Top 12 Classic 70s Car Movies All Lovers of Cars Must See
Here Are Our Favorite Classic Car Movies Of The 1970s
Updated September 27, 2018
There have been some great car action movies over the past few years no doubt. But let’s look back to the pre-CGI days for car action movies done old school.
The films were selected on the basis of the the realism of the action in which the cars were filmed, the selection of the cars themselves (based both on the desirability of the car as well as whether its the appropriate car for the film or sequence), and, well, the wow factor. Here goes:
There’s so little to discuss about Bullitt that’s not been covered 100 times, and I know it’s not actually from the 1970s. But without Bullitt the movies that followed would never have been made.
At 10 minutes in length, it’s the chase scene that set the bar for every other movie chase scene that followed. Sure there are some continuity issues in the film, but if that’s what you’re watching for, then you’re watching the wrong movie.
Le Mans (1971)
If there were ever an award for the feature-length film with the fewest pages of dialogue Le Mans would certainly be in the running. In fact, it makes The Good, the Bad, and the Ugly seem chatty in comparison.
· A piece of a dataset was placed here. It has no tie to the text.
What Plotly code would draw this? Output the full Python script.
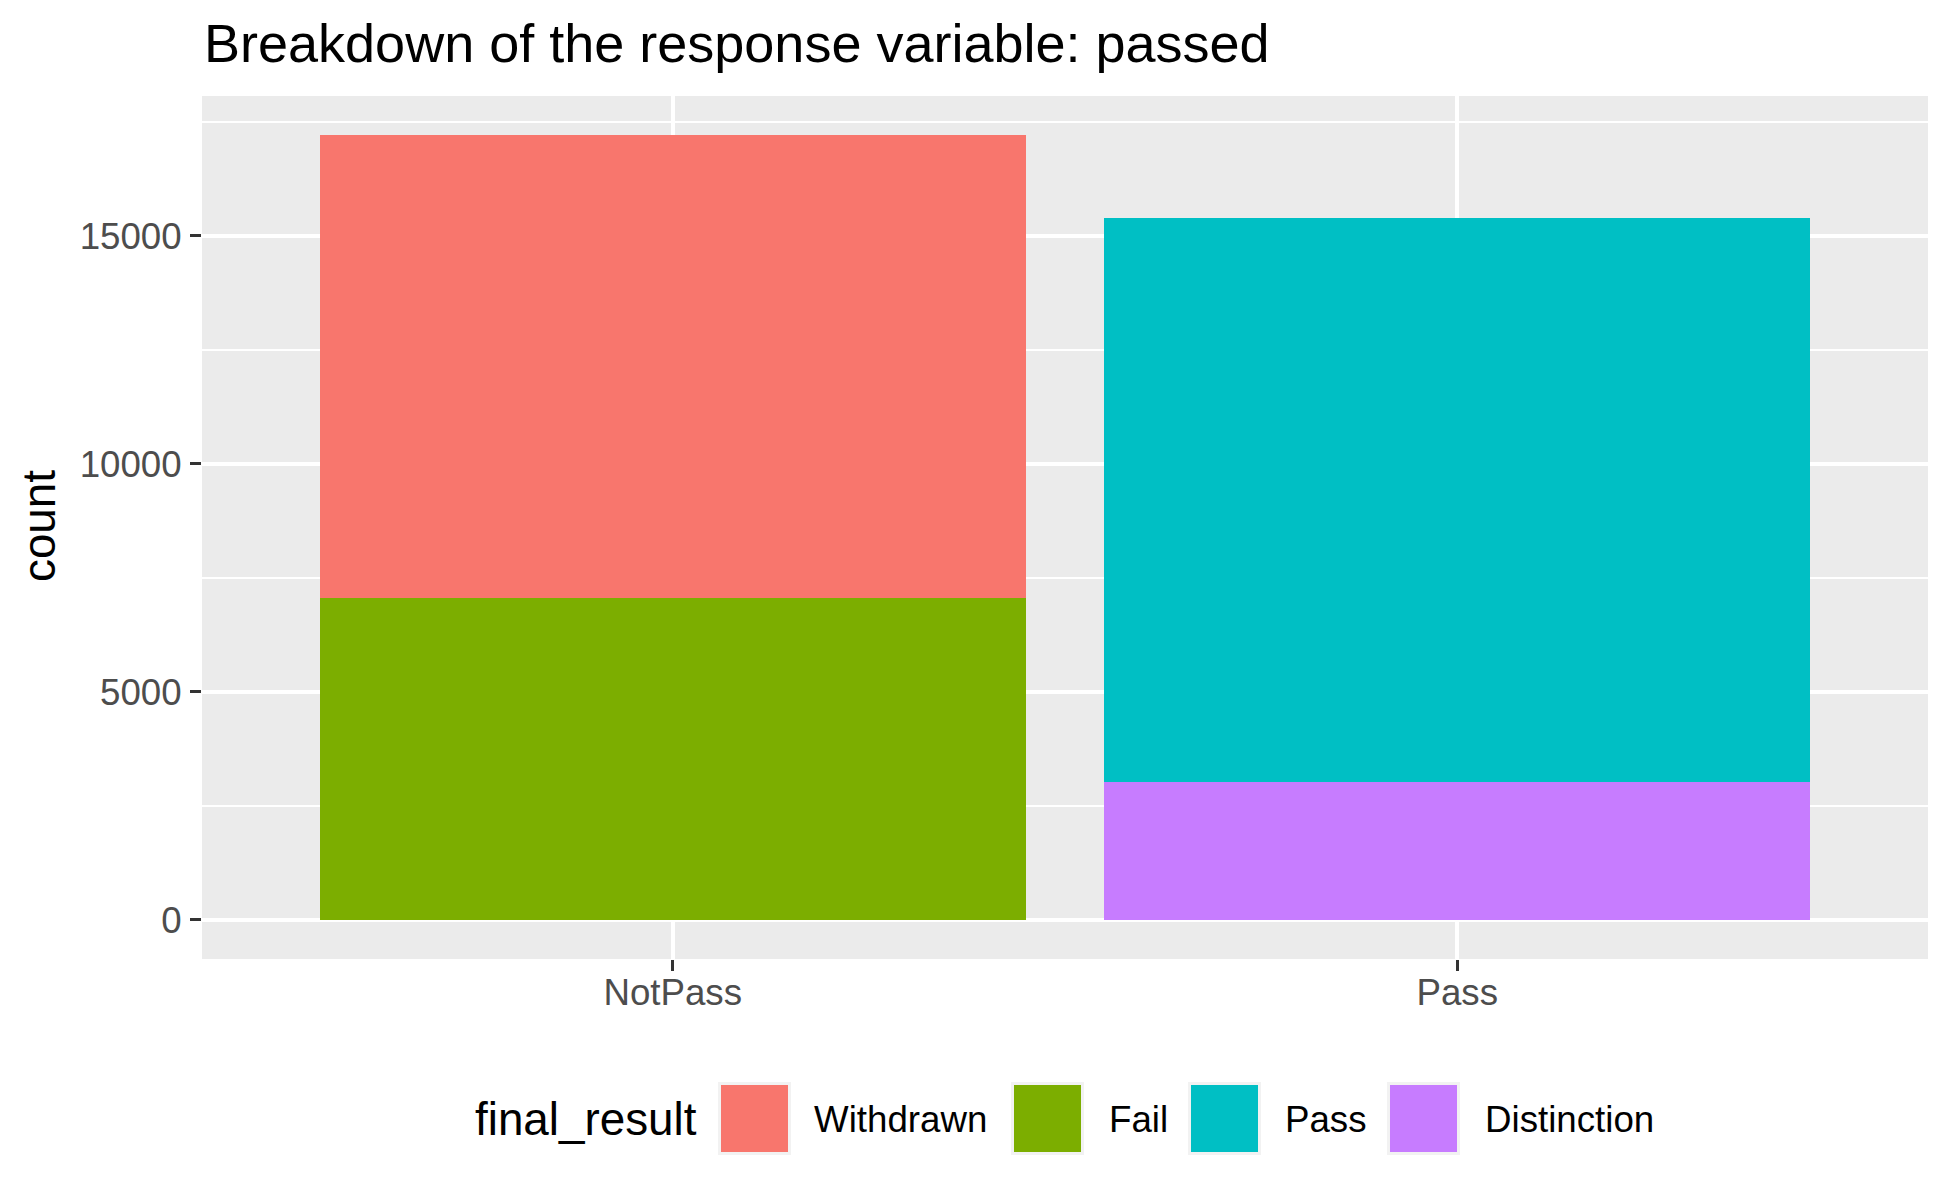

What you get instead is a fictionalized account of the 1970 24 Hours of Le Mans that is still hard to beat for its realistic (and slightly romanticized) portrayal of endurance racing in the 1970s.
American Graffiti (1973)
Director George Lucas’ American Graffiti is a film about that transition from adolescence to adulthood. But it’s also a film about cars. The four-wheeled cast includes a ’58 Impala, the famous yellow ’32 Deuce Coupe, ’55 Chevy that also starred in Two Lane Blacktop, a ’56 Ford T-Bird, and a time-traveling ’67 Citroen 2CV.
Grand Prix (1966)
First with in-car cameras and now with Go Pros, seeing a drivers point-of-view is not an act of magic. But in 1966 it was. Director John Frankenheimer captured the world of Formula 1 racing through innovative camera placements and the use of the actors in actual (though not Formula 1) race cars for the film Grand Prix. The results, when projected in the widescreen Cinerama format are nothing less than magic (just ignore the soap opera between the race scenes).
Two Lane Blacktop (1971)
In this low-budget film, two car-obsessed vagabonds (played by James “You’ve Got a Friend” and Dennis “Beach Boys” Wilson challenge a middle-aged, glib driver (Warren “Sgt. Hulka” Oates) in his 1970 Pontiac GTO to a cross-country race against rodded 1955 Chevy coupe. Despite its minimalist dialogue and slow pacing, Two Lane Blacktop is considered by many to be the “thinking man’s” car movie.
Vanishing Point (1971)
After driving from straight through from San Francisco to Denver, Kowalski, a man with a checkered past, bets he can make it back to SF in 15 hours. Cops are soon on the trail of Kowalski’s 1970 Dodge Challenger R/T 440 Magnum across Utah and Nevada accompanied by a rock-soul soundtrack and advise to evade the cops broadcast on the radio from blind disc jockey Super Soul. The ending of Vanishing Point is still debated among enthusiasts.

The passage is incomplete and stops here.